Saturday, July 10, 2010

Original Incompletion & More vs Enough


As this world was created incomplete, so was man.
Original Incompletion.
Man’s assignment is to continue to complete himself (becoming more godly) via his ‘soul curriculum’ and, in doing so, complete the world (spiritualize the material) for re-ascension.

But this incompletion intensifies the fear of extinction causing man to seek physical immortality, in effect, to be God (a quest as old as Babel as new as Richard Branson). The principle strategy to achieve this immortality to extinguish the fear of bodily extinction (or at least palliate it) is acquisition (‘Cain’ as in Cain & Abel, Wells’ Citizen Kane, or Countrywide’s Chairman of the Board).
Acquisition is the framework/filter of action, whether in crass Duddy Kravitz conniving or genteel academic cut throat smiles (least I be redundant) that is fear rather than faith driven. Some Judaic thought finds faith – not courage – to be the opposite of fear as courage is a derivative of faith.
Derived from acquisition compounded by the incorrect feelings of defect/deficiency of incompletion is the never ending ‘if only’ More.
And of course, one ‘more,’ one ‘if only’ solved, another ‘if only,’ ‘more’ is promoted as acquisition cannot buy immortality (though a few vanity monuments).

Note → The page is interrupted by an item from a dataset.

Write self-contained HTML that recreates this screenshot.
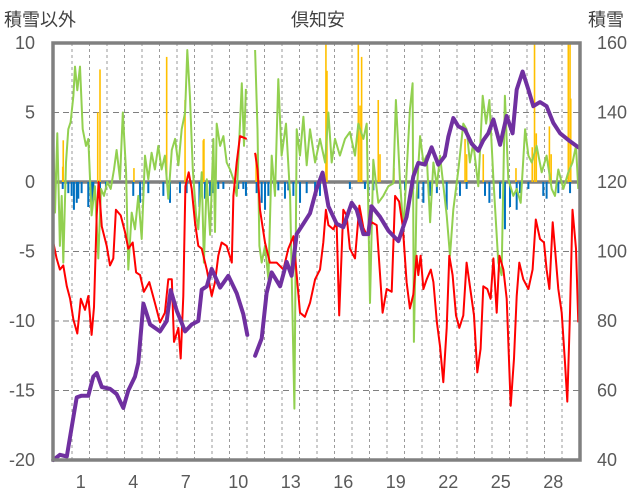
<!DOCTYPE html>
<html><head><meta charset="utf-8">
<style>
html,body{margin:0;padding:0;background:#fff;}
svg{display:block;font-family:"Liberation Sans","Noto Sans CJK JP",sans-serif;}
</style></head>
<body>
<svg id="chart" width="636" height="501" viewBox="0 0 636 501" xmlns="http://www.w3.org/2000/svg">
<text x="4" y="26" font-size="18" fill="#404040">積雪以外</text>
<text x="318" y="26" font-size="18" fill="#404040" text-anchor="middle">倶知安</text>
<text x="588" y="26" font-size="18" fill="#404040">積雪</text>
<g id="grid"></g>
<g id="bars"></g>
<g id="lines"></g>
<rect x="53" y="43" width="527" height="417" fill="none" stroke="#808080" stroke-width="3.5"/>
<g id="axes"></g>
</svg>
<script>
const leftTicks = [10, 5, 0, -5, -10, -15, -20];
const rightTicks = [160, 140, 120, 100, 80, 60, 40];
const dayLabels = [1, 4, 7, 10, 13, 16, 19, 22, 25, 28];

const tempT = [-1.07,-0.88,-0.69,-0.5,-0.3,-0.11,0.08,0.3,0.5,0.74,0.93,1.12,1.26,1.41,1.52,1.7,1.98,2.17,2.36,2.51,2.78,3.03,3.22,3.47,3.66,3.89,4.11,4.42,4.74,5.03,5.31,5.5,5.7,5.83,6.08,6.21,6.36,6.48,6.67,6.84,7.03,7.22,7.41,7.7,7.98,8.17,8.36,8.55,8.84,9.13,9.22,9.41,9.6,9.98,10.2,10.46,10.6,10.74,11.03,11.31,11.69,12.08,12.36,12.65,12.84,13.03,13.31,13.6,13.89,14.17,14.36,14.51,14.65,14.93,15.12,15.27,15.5,15.69,15.88,16.17,16.42,16.65,16.84,17.12,17.41,17.75,17.98,18.27,18.46,18.69,18.9,19.12,19.31,19.5,19.69,19.79,19.92,20.08,20.27,20.5,20.65,20.85,21.03,21.22,21.41,21.56,21.75,21.94,22.13,22.36,22.55,22.78,22.97,23.16,23.35,23.5,23.73,23.92,24.08,24.27,24.42,24.65,24.84,25.07,25.26,25.41,25.56,25.79,26.08,26.32,26.5,26.74,26.97,27.12,27.28,27.47,27.6,27.79,27.98,28.17,28.3,28.46,28.6,28.8,28.93];
const tempV = [-4.35,-5.5,-6.3,-6,-7.5,-8.4,-9.9,-10.9,-8.4,-9.2,-8.2,-11,-9,-2.4,0,-3.2,-4.6,-6,-5.5,-2,-2.4,-3.6,-4.8,-4.35,-6.5,-6.7,-7.9,-7.2,-8.7,-10.1,-9.4,-7,-7,-11.5,-10.5,-12.7,-8.2,-0.3,0.7,-0.5,-2.9,-4.6,-4.8,-6.3,-8.2,-7.2,-5.3,-4.35,-4.6,-5.8,-1,1.4,3.3,3.1,null,2.1,0.9,-2,-4.35,-5.8,-5.8,-6.3,-4.8,-3.9,-6.7,-9.4,-9.7,-8.7,-7,-6.3,-4.35,-2,-3.1,-3.4,-2.9,-9.6,-2,-2.4,-4.8,-5.5,-1.7,-3.3,-3.8,-2.9,-3.1,-9.4,-7.7,-7.9,-1,-1.4,-3.2,-7.2,-9.1,-8.1,-5.3,-6.7,-5.3,-7.7,-7,-6.3,-7.2,-10.1,-11.8,-14.4,-10.5,-5.3,-6.7,-9.6,-10.5,-9.6,-5.8,-7.9,-9.6,-13.7,-12,-7.5,-7.7,-8.4,-5.5,-9.4,-5.3,-6.3,-8.4,-16.1,-12.7,-8.2,-5.8,-7,-7.7,-6.3,-2.7,-4.1,-4.35,-6.3,-7.7,-2.9,-4.8,-7.7,-9.4,-13,-15.8,-9.4,-2,-4.8,-10.1];

const windT = [-1.07,-0.97,-0.84,-0.69,-0.59,-0.5,-0.34,-0.21,-0.08,0.08,0.17,0.3,0.46,0.61,0.8,0.93,1.12,1.31,1.5,1.66,1.83,2.02,2.21,2.4,2.55,2.74,2.9,3.09,3.22,3.41,3.6,3.79,3.98,4.17,4.36,4.55,4.74,4.93,5.12,5.31,5.5,5.7,5.89,6.08,6.27,6.46,6.59,6.74,6.9,7.09,7.22,7.41,7.54,7.7,7.89,8.08,8.17,8.27,8.46,8.65,8.84,9.03,9.22,9.41,9.6,9.7,9.83,9.94,10.2,10.46,10.6,10.71,10.84,11.03,11.22,11.41,11.6,11.79,11.98,12.23,12.46,12.71,12.84,13.03,13.22,13.41,13.6,13.89,14.17,14.46,14.65,14.84,15.03,15.31,15.6,15.88,16.17,16.36,16.65,16.84,17.03,17.22,17.5,17.79,18.08,18.36,18.51,18.74,18.93,19.12,19.31,19.46,19.54,19.69,19.89,20.08,20.27,20.46,20.65,20.85,21.03,21.41,21.6,21.79,22.08,22.36,22.55,22.74,22.93,23.22,23.47,23.66,23.85,24.08,24.36,24.55,24.74,24.93,25.22,25.41,25.64,25.89,26.08,26.27,26.55,26.84,27.12,27.41,27.6,27.79,28.08,28.36,28.6,28.8,28.93];
const windV = [3.3,-2.2,3.5,-4.6,-1,-5.8,1.4,3.8,4.3,6.2,8.3,6.6,8.3,3.8,2.6,3.1,-2.4,-0.3,-5.5,-0.5,-1,0,-0.5,0.9,2.3,0.2,5,0.7,-6.3,-2.2,-3.4,-1,-4.1,1.9,0.2,2.1,0.9,2.6,0.9,1.9,-1.2,2.3,3.1,1.2,3.8,5,9.5,6.2,0.9,-2.4,-3.4,0.7,-5.8,0.2,-3.8,3.1,-3.6,4.2,2.6,3.3,1.4,0.9,0.2,-1,4.2,7.1,2.6,6.7,null,9.5,3.8,-4.6,-5.8,-4.6,-7,1.9,-1,7.4,1.9,4.2,-1,-16.3,3.8,1.9,4.7,1.2,3.8,1.4,3.1,1.4,5,1.4,3.1,1.9,3.1,3.6,1.9,4.2,3.1,4.2,-8.7,1.6,-1.5,-1,-0.3,-0.1,5.9,0.2,-3.4,0.7,5.2,7.1,-11.5,-1,3.3,1.4,1.9,-2.9,1.4,-0.3,1.9,-2.4,-5.3,-2,0.9,4.2,3.8,1.4,2.8,-0.3,6.2,4.2,5.9,0.2,-5.8,-6.7,6.2,0.2,-1,-0.5,-1.5,3.8,1.9,1.4,2.6,0.7,1.9,-0.5,-1,0.9,-0.5,0.7,1.4,2.6,-0.5];

const snowT = [-1.07,-0.69,-0.3,0,0.27,0.55,0.93,1.22,1.41,1.7,2.17,2.55,2.93,3.22,3.6,3.79,4.08,4.46,5.03,5.41,5.64,5.98,6.46,6.84,7.22,7.41,7.7,7.98,8.46,8.93,9.41,9.79,10.02,10.25,10.46,10.84,11.12,11.41,11.89,12.27,12.55,12.84,13.22,13.6,13.98,14.32,14.65,15.12,15.5,15.98,16.27,16.65,16.93,17.12,17.6,18.08,18.65,19.12,19.5,19.79,20.17,20.55,20.93,21.31,21.5,21.79,22.08,22.46,22.84,23.22,23.5,23.79,24.08,24.46,24.84,25.18,25.41,25.75,26.08,26.36,26.74,27.12,27.5,27.89,28.46,28.93];
const snowV = [40,41.5,41,50,58,58.5,58.5,64,65,61,60.5,59,55,60,64,68,85,79,77,80,88.9,83,77,79,80,89,90,95,89.6,93,88,82,76,null,70,75,88,94,90,97,93,105,108,111,118,122.7,113,108,107,114,112,105,105,113,110,106,103,110,121.6,125.5,125,130,125,127.5,133,138.4,136,135,131,129,132,134,138,130.7,139,134,146.6,151.8,146.6,141.8,143,141.8,137,134,131.7,130];

const precipT = [-0.53,-0.5,1.47,1.6,3.54,5.41,6.46,7.5,7.54,10.52,14.51,14.57,16.36,16.46,16.55,17.5,17.6,18.4,22.46,22.55,23.5,25.37,26.3,26.43,26.53,27.28,27.38,28.36,28.46,28.5];
const precipV = [1.1,3,5,8.1,1,9,5.9,3,3.1,2,10,8,10,5.5,9,5.9,2,1,3.1,2,2,1,2.5,10,3.5,4,2,10,10,6];

const negT = [-0.53,-0.21,-0.02,0.11,0.27,0.36,0.55,0.93,1.12,1.22,1.6,1.94,3.5,3.89,4.08,4.36,5.22,5.6,6.17,6.55,7.28,7.6,8.08,7.89,8.36,8.65,9.5,9.79,9.94,10.55,10.84,11.03,11.22,11.79,12.17,12.36,12.65,13.03,13.41,13.89,14.17,15.88,16.74,16.93,17.22,18.74,19.03,19.5,19.79,20.08,20.46,20.85,21.41,22.17,22.55,23.6,23.85,24.46,24.74,25.03,25.41,25.6,26.08,26.93,27.12,27.79,28.46];
const negV = [-0.5,-0.8,-1,-2,-1.5,-1.2,-0.8,-1.8,-2,-1.3,-0.8,-0.5,-1,-1.5,-1,-0.8,-1,-1.5,-0.8,-0.8,-1.8,-1.2,-0.8,-1,-0.5,-0.5,-0.5,-0.5,-1,-0.8,-1.5,-2,-1,-0.6,-1.2,-0.6,-1,-1.5,-0.8,-0.6,-1,-0.5,-0.5,-0.8,-0.6,-0.5,-0.6,-0.5,-1.2,-1.5,-1,-0.8,-2,-1,-0.5,-1,-1.5,-1.2,-3.4,-1.8,-2,-0.8,-0.5,-1,-1.2,-0.8,-0.8];

const NS = 'http://www.w3.org/2000/svg';
const X0 = 53, X1 = 580, Y0 = 43, Y1 = 460;
function xS(t){ return 72 + 17.5 * t; }
function yL(v){ return Y0 + (10 - v) * (Y1 - Y0) / 30; }
function yR(v){ return Y0 + (160 - v) * (Y1 - Y0) / 120; }
function mk(tag, attrs, parent){ const e = document.createElementNS(NS, tag); for (const k in attrs) e.setAttribute(k, attrs[k]); parent.appendChild(e); return e; }

const grid = document.getElementById('grid');
for (let d = 0; d <= 28; d++) {
  const x = xS(d);
  const gl = mk('line', {x1:x, x2:x, y1:Y0, y2:Y1, stroke:'#9a9a9a', 'stroke-width':1, 'stroke-dasharray':'3,3'}, grid);
  
  
}
leftTicks.forEach(v => {
  if (v === 10 || v === -20) return;
  const y = yL(v);
  const hl = mk('line', {x1:X0, x2:X1, y1:y, y2:y, stroke: v===0?'#808080':'#7f7f7f', 'stroke-width': v===0?3.5:1, 'stroke-dasharray': v===0?'none':'6,4'}, grid);
  
  
});

const bars = document.getElementById('bars');
precipT.forEach((t, i) => {
  const y = yL(precipV[i]);
  const r = mk('rect', {x:xS(t)-0.8, y:y, width:1.6, height:yL(0)-y, fill:'#FFC000'}, bars);
  
  
});
negT.forEach((t, i) => {
  const r = mk('rect', {x:xS(t)-1, y:yL(0), width:2, height:yL(negV[i])-yL(0), fill:'#0070C0'}, bars);
  
  
});

function pathFrom(ts, vs, yf){
  let d = '', pen = false;
  ts.forEach((t, i) => {
    if (vs[i] === null) { pen = false; return; }
    d += (pen ? 'L' : 'M') + xS(t).toFixed(1) + ' ' + yf(vs[i]).toFixed(1) + ' ';
    pen = true;
  });
  return d;
}
const lines = document.getElementById('lines');
const gp = mk('path', {d:pathFrom(windT, windV, yL), fill:'none', stroke:'#92D050', 'stroke-width':2, 'stroke-linejoin':'round'}, lines);


const rp = mk('path', {d:pathFrom(tempT, tempV, yL), fill:'none', stroke:'#FF0000', 'stroke-width':2, 'stroke-linejoin':'round'}, lines);


const pp = mk('path', {d:pathFrom(snowT, snowV, yR), fill:'none', stroke:'#7030A0', 'stroke-width':4, 'stroke-linejoin':'round', 'stroke-linecap':'round'}, lines);



const axes = document.getElementById('axes');
leftTicks.forEach(v => {
  const t = mk('text', {x:35, y:yL(v)+6, 'font-size':18, fill:'#595959', 'text-anchor':'end'}, axes);
  t.textContent = v;
  
  
});
rightTicks.forEach(v => {
  const t = mk('text', {x:597, y:yR(v)+6, 'font-size':18, fill:'#595959'}, axes);
  t.textContent = v;
  
  
});
dayLabels.forEach(d => {
  const t = mk('text', {x:xS(d-0.5), y:488, 'font-size':18, fill:'#595959', 'text-anchor':'middle'}, axes);
  t.textContent = d;
  
  
});
</script>
</body></html>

Where there is no flour, there is no Torah; where there is no Torah there is no flour.
Talmud saying

Enough balances this material short visit and its exigencies of daily material life in dialectic with faith and remembering our assignment to continue to complete our incompletions. Enough, in and of itself, requires the courage of faith in the face of the daily surrounding tsunami framework of ‘More.’
(The irony is, in time, More becomes less – “more, better, now becomes less, worse, later” and that’s the less-on. Furthermore, as one Rabbi stated, ‘the more possessions, the more worries’ but that’s another story.)
The Enough framework frees man from running up the down escalator of ‘more’ while meeting the requirements of material life during one’s short stay.